### TASK MATERIAL
****
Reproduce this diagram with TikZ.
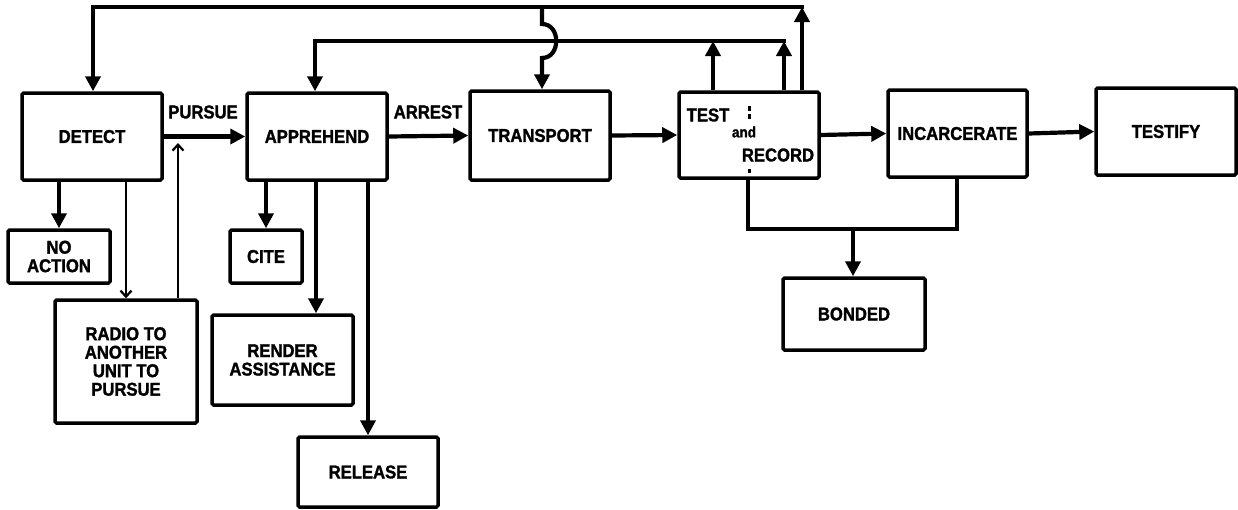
\documentclass[tikz,border=0pt]{standalone}
\usepackage{fontspec}
\setmainfont{Liberation Sans}[FakeStretch=0.9,BoldFeatures={FakeBold=1.5}]
\usetikzlibrary{arrows.meta}
\begin{document}
\begin{tikzpicture}[x=1pt,y=-1pt,
  box/.style={draw,line width=3.5pt,rounded corners=1.5pt,inner sep=0pt,align=center,
    font=\fontsize{18.5}{18.5}\selectfont\bfseries},
  conn/.style={line width=4.2pt},
  tip/.style={-{Triangle[length=15pt,width=15pt]}},
  thinc/.style={line width=2.2pt},
  otip/.style={-{Straight Barb[length=6pt,width=11pt,line width=2.2pt]}},
  lbl/.style={font=\fontsize{18.5}{18}\selectfont\bfseries,inner sep=0pt},
  small/.style={font=\fontsize{15}{15}\selectfont\bfseries,inner sep=0pt}]
\fill[white] (0,0) rectangle (1238,509);
\useasboundingbox (0,0) rectangle (1238,509);

% main row
\node[box,minimum width=140pt,minimum height=87pt] (detect) at (92,136.5) {DETECT};
\node[box,minimum width=140pt,minimum height=87pt] (apprehend) at (317,136.5) {APPREHEND};
\node[box,minimum width=140pt,minimum height=89pt] (transport) at (540,135.5) {TRANSPORT};
\node[box,minimum width=140pt,minimum height=86pt] (test) at (749,135) {};
\node[box,minimum width=139pt,minimum height=87pt] (incarcerate) at (957.5,133.5) {INCARCERATE};
\node[box,minimum width=140pt,minimum height=87pt] (testify) at (1166,131.5) {TESTIFY};

% text inside TEST box
\node[lbl] (tt) at (708,115) {TEST};
\node[small] (ta) at (744,132) {and};
\node[lbl] (tr) at (778,155) {RECORD};
\fill (748,106) rectangle (750.5,111);
\fill (748,114) rectangle (750.5,119);
\fill (748,169) rectangle (750.5,173);

% lower boxes
\node[box,minimum width=102pt,minimum height=53pt] (noaction) at (59,256.5) {NO\\ACTION};
\node[box,minimum width=142pt,minimum height=123pt] (radio) at (126,361.5) {RADIO TO\\ANOTHER\\UNIT TO\\PURSUE};
\node[box,minimum width=72pt,minimum height=53pt] (cite) at (266,256.5) {CITE};
\node[box,minimum width=141pt,minimum height=90pt] (render) at (282.5,360) {RENDER\\ASSISTANCE};
\node[box,minimum width=140pt,minimum height=70pt] (release) at (368,472) {RELEASE};
\node[box,minimum width=142pt,minimum height=72pt] (bonded) at (854,314) {BONDED};

% labels
\node[lbl] (pl) at (203,112) {PURSUE};
\node[lbl] (al) at (428,112) {ARREST};

% main flow
\draw[conn,tip] (detect.east) -- (apprehend.west);
\draw[conn,tip] (apprehend.east) -- (transport.west);
\draw[conn,tip] (transport.east) -- (test.west);
\draw[conn,tip] (test.east) -- (incarcerate.west);
\draw[conn,tip] (incarcerate.east) -- (testify.west);

% detect branches
\draw[conn,tip] (detect.south -| noaction.north) -- (noaction.north);
\draw[thinc,otip] (detect.south -| radio.north) -- (radio.north);
\coordinate (pj) at (178,143);
\draw[thinc,otip] (radio.north -| pj) -- (pj);

% apprehend branches
\draw[conn,tip] (apprehend.south -| cite.north) -- (cite.north);
\coordinate (r1) at (316,0);
\draw[conn,tip] (apprehend.south -| r1) -- (render.north -| r1);
\draw[conn,tip] (apprehend.south -| release.north) -- (release.north);

% top feedback loop
\coordinate (c1) at (93,7);
\coordinate (c2) at (802,7);
\draw[conn,tip] (test.north -| c2) -- (c2);
\draw[conn,tip,line cap=rect] (c2) -- (c1) -- (detect.north -| c1);

% second feedback loop
\coordinate (d1) at (315,41);
\coordinate (d2) at (784,41);
\coordinate (u1) at (713,41);
\draw[conn,tip] (test.north -| d2) -- (d2);
\draw[conn,tip] (test.north -| u1) -- (u1);
\draw[conn,tip,line cap=rect] (d2) -- (d1) -- (apprehend.north -| d1);

% branch to transport with hop
\coordinate (h1) at (542,7);
\draw[conn,tip] (h1) -- (542,24) .. controls (561,24) and (561,58) .. (542,58) -- (transport.north -| h1);

% bonded
\coordinate (b1) at (748,229);
\coordinate (b2) at (957,229);
\coordinate (b3) at (853,229);
\draw[conn,line cap=rect] (test.south -| b1) -- (b1) -- (b2) -- (incarcerate.south -| b2);
\draw[conn,tip] (b3) -- (bonded.north -| b3);
\end{tikzpicture}
\end{document}
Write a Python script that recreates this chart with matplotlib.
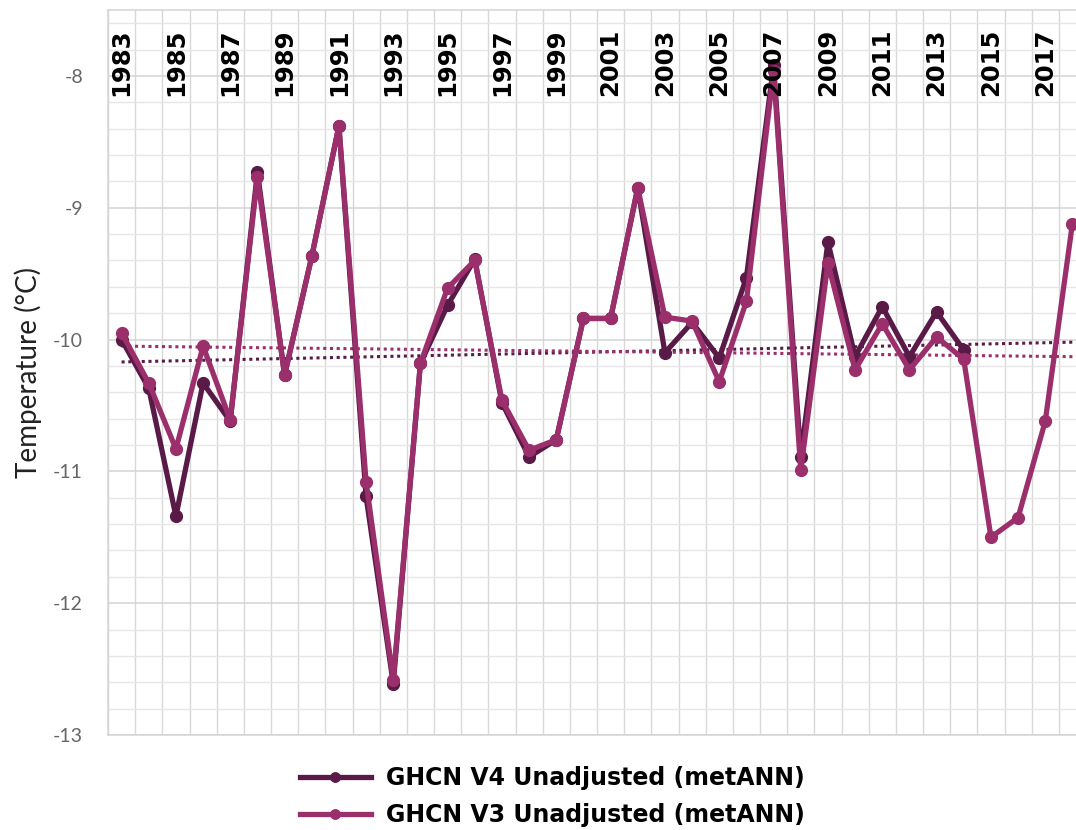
****
### AIM OF THE TASK
Which lines hold the string "this"? Copy all of them from the data above.

### FINISHED EXERCISE
Reproduce this diagram with TikZ.
Write a Python script that recreates this chart with matplotlib.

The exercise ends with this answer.